---------- Raw data ----------

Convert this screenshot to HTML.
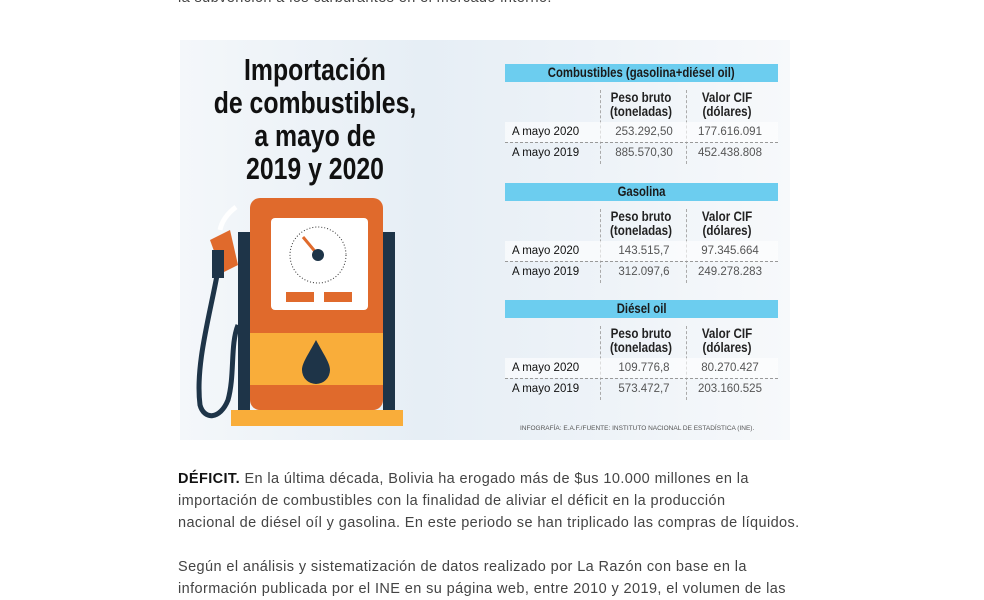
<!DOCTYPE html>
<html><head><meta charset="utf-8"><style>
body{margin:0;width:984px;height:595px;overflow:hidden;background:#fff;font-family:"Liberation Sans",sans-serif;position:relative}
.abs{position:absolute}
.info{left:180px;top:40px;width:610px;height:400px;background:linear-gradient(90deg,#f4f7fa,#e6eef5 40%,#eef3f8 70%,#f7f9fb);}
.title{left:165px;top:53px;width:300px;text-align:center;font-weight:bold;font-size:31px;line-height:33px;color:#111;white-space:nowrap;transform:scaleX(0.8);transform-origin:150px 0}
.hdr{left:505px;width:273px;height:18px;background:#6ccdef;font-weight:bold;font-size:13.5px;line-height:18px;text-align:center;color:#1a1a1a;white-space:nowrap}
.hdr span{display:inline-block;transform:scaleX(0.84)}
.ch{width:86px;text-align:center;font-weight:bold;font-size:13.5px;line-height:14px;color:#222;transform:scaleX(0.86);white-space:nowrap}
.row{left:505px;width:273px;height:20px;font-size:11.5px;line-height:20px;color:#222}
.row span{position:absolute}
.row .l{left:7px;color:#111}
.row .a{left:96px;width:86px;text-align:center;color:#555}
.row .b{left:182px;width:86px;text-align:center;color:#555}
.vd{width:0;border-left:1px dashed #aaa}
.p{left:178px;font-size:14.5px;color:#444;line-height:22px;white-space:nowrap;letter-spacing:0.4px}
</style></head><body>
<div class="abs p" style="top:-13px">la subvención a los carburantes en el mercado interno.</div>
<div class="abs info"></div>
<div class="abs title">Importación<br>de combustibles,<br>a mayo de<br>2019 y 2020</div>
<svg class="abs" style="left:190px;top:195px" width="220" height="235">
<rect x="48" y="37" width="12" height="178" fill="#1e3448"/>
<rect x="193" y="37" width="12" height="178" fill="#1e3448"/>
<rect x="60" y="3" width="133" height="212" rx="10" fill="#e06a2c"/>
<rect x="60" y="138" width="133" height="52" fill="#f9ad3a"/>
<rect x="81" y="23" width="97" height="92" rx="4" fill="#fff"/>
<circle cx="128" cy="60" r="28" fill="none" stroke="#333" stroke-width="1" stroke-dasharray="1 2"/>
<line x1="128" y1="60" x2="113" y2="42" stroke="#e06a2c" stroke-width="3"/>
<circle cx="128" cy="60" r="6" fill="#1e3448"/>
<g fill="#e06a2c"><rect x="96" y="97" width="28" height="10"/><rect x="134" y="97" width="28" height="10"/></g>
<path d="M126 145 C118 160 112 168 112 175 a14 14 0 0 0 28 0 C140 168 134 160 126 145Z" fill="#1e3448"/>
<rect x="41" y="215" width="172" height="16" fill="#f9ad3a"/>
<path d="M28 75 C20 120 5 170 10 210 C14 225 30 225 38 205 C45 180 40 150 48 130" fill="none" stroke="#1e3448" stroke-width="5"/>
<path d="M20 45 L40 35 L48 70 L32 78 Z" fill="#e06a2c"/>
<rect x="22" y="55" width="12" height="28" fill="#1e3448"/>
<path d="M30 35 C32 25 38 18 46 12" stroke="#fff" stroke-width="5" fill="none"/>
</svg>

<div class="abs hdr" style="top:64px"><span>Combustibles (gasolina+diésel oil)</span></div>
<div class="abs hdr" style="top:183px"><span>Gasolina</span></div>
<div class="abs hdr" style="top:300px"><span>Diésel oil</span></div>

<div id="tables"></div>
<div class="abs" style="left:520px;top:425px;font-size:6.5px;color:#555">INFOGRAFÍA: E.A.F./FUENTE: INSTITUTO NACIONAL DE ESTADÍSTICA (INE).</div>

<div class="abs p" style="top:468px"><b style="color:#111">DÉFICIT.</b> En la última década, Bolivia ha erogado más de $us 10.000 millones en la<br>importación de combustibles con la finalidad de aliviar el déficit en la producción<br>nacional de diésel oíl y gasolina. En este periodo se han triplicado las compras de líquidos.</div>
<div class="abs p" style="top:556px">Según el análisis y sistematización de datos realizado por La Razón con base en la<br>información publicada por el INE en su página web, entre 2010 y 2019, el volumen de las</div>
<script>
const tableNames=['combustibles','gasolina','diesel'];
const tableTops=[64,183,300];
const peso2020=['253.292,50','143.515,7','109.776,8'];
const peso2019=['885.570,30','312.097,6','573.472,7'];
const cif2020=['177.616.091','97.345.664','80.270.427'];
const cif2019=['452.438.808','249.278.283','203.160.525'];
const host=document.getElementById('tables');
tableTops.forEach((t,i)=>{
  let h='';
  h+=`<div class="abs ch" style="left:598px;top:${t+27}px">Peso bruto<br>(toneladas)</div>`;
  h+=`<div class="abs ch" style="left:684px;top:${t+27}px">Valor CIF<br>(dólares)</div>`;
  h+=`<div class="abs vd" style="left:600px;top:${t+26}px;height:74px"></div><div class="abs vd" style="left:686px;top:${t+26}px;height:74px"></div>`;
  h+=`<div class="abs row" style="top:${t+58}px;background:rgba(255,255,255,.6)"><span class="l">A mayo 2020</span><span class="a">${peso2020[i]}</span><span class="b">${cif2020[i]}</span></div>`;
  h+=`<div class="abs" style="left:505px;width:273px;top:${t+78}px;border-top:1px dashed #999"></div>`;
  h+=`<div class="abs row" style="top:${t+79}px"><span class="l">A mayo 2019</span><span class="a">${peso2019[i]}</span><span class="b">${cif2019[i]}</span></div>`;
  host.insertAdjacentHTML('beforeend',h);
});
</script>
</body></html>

----------

Problem – Keep the pictures out of the copy and write out the data exactly as it stands.

Exercise response –
Convert this screenshot to HTML.
<!DOCTYPE html>
<html><head><meta charset="utf-8"><style>
body{margin:0;width:984px;height:595px;overflow:hidden;background:#fff;font-family:"Liberation Sans",sans-serif;position:relative}
.abs{position:absolute}
.info{left:180px;top:40px;width:610px;height:400px;background:linear-gradient(90deg,#f4f7fa,#e6eef5 40%,#eef3f8 70%,#f7f9fb);}
.title{left:165px;top:53px;width:300px;text-align:center;font-weight:bold;font-size:31px;line-height:33px;color:#111;white-space:nowrap;transform:scaleX(0.8);transform-origin:150px 0}
.hdr{left:505px;width:273px;height:18px;background:#6ccdef;font-weight:bold;font-size:13.5px;line-height:18px;text-align:center;color:#1a1a1a;white-space:nowrap}
.hdr span{display:inline-block;transform:scaleX(0.84)}
.ch{width:86px;text-align:center;font-weight:bold;font-size:13.5px;line-height:14px;color:#222;transform:scaleX(0.86);white-space:nowrap}
.row{left:505px;width:273px;height:20px;font-size:11.5px;line-height:20px;color:#222}
.row span{position:absolute}
.row .l{left:7px;color:#111}
.row .a{left:96px;width:86px;text-align:center;color:#555}
.row .b{left:182px;width:86px;text-align:center;color:#555}
.vd{width:0;border-left:1px dashed #aaa}
.p{left:178px;font-size:14.5px;color:#444;line-height:22px;white-space:nowrap;letter-spacing:0.4px}
</style></head><body>
<div class="abs p" style="top:-13px">la subvención a los carburantes en el mercado interno.</div>
<div class="abs info"></div>
<div class="abs title">Importación<br>de combustibles,<br>a mayo de<br>2019 y 2020</div>
<svg class="abs" style="left:190px;top:195px" width="220" height="235">
<rect x="48" y="37" width="12" height="178" fill="#1e3448"/>
<rect x="193" y="37" width="12" height="178" fill="#1e3448"/>
<rect x="60" y="3" width="133" height="212" rx="10" fill="#e06a2c"/>
<rect x="60" y="138" width="133" height="52" fill="#f9ad3a"/>
<rect x="81" y="23" width="97" height="92" rx="4" fill="#fff"/>
<circle cx="128" cy="60" r="28" fill="none" stroke="#333" stroke-width="1" stroke-dasharray="1 2"/>
<line x1="128" y1="60" x2="113" y2="42" stroke="#e06a2c" stroke-width="3"/>
<circle cx="128" cy="60" r="6" fill="#1e3448"/>
<g fill="#e06a2c"><rect x="96" y="97" width="28" height="10"/><rect x="134" y="97" width="28" height="10"/></g>
<path d="M126 145 C118 160 112 168 112 175 a14 14 0 0 0 28 0 C140 168 134 160 126 145Z" fill="#1e3448"/>
<rect x="41" y="215" width="172" height="16" fill="#f9ad3a"/>
<path d="M28 75 C20 120 5 170 10 210 C14 225 30 225 38 205 C45 180 40 150 48 130" fill="none" stroke="#1e3448" stroke-width="5"/>
<path d="M20 45 L40 35 L48 70 L32 78 Z" fill="#e06a2c"/>
<rect x="22" y="55" width="12" height="28" fill="#1e3448"/>
<path d="M30 35 C32 25 38 18 46 12" stroke="#fff" stroke-width="5" fill="none"/>
</svg>

<div class="abs hdr" style="top:64px"><span>Combustibles (gasolina+diésel oil)</span></div>
<div class="abs hdr" style="top:183px"><span>Gasolina</span></div>
<div class="abs hdr" style="top:300px"><span>Diésel oil</span></div>

<div id="tables"></div>
<div class="abs" style="left:520px;top:425px;font-size:6.5px;color:#555">INFOGRAFÍA: E.A.F./FUENTE: INSTITUTO NACIONAL DE ESTADÍSTICA (INE).</div>

<div class="abs p" style="top:468px"><b style="color:#111">DÉFICIT.</b> En la última década, Bolivia ha erogado más de $us 10.000 millones en la<br>importación de combustibles con la finalidad de aliviar el déficit en la producción<br>nacional de diésel oíl y gasolina. En este periodo se han triplicado las compras de líquidos.</div>
<div class="abs p" style="top:556px">Según el análisis y sistematización de datos realizado por La Razón con base en la<br>información publicada por el INE en su página web, entre 2010 y 2019, el volumen de las</div>
<script>
const tableNames=['combustibles','gasolina','diesel'];
const tableTops=[64,183,300];
const peso2020=['253.292,50','143.515,7','109.776,8'];
const peso2019=['885.570,30','312.097,6','573.472,7'];
const cif2020=['177.616.091','97.345.664','80.270.427'];
const cif2019=['452.438.808','249.278.283','203.160.525'];
const host=document.getElementById('tables');
tableTops.forEach((t,i)=>{
  let h='';
  h+=`<div class="abs ch" style="left:598px;top:${t+27}px">Peso bruto<br>(toneladas)</div>`;
  h+=`<div class="abs ch" style="left:684px;top:${t+27}px">Valor CIF<br>(dólares)</div>`;
  h+=`<div class="abs vd" style="left:600px;top:${t+26}px;height:74px"></div><div class="abs vd" style="left:686px;top:${t+26}px;height:74px"></div>`;
  h+=`<div class="abs row" style="top:${t+58}px;background:rgba(255,255,255,.6)"><span class="l">A mayo 2020</span><span class="a">${peso2020[i]}</span><span class="b">${cif2020[i]}</span></div>`;
  h+=`<div class="abs" style="left:505px;width:273px;top:${t+78}px;border-top:1px dashed #999"></div>`;
  h+=`<div class="abs row" style="top:${t+79}px"><span class="l">A mayo 2019</span><span class="a">${peso2019[i]}</span><span class="b">${cif2019[i]}</span></div>`;
  host.insertAdjacentHTML('beforeend',h);
});
</script>
</body></html>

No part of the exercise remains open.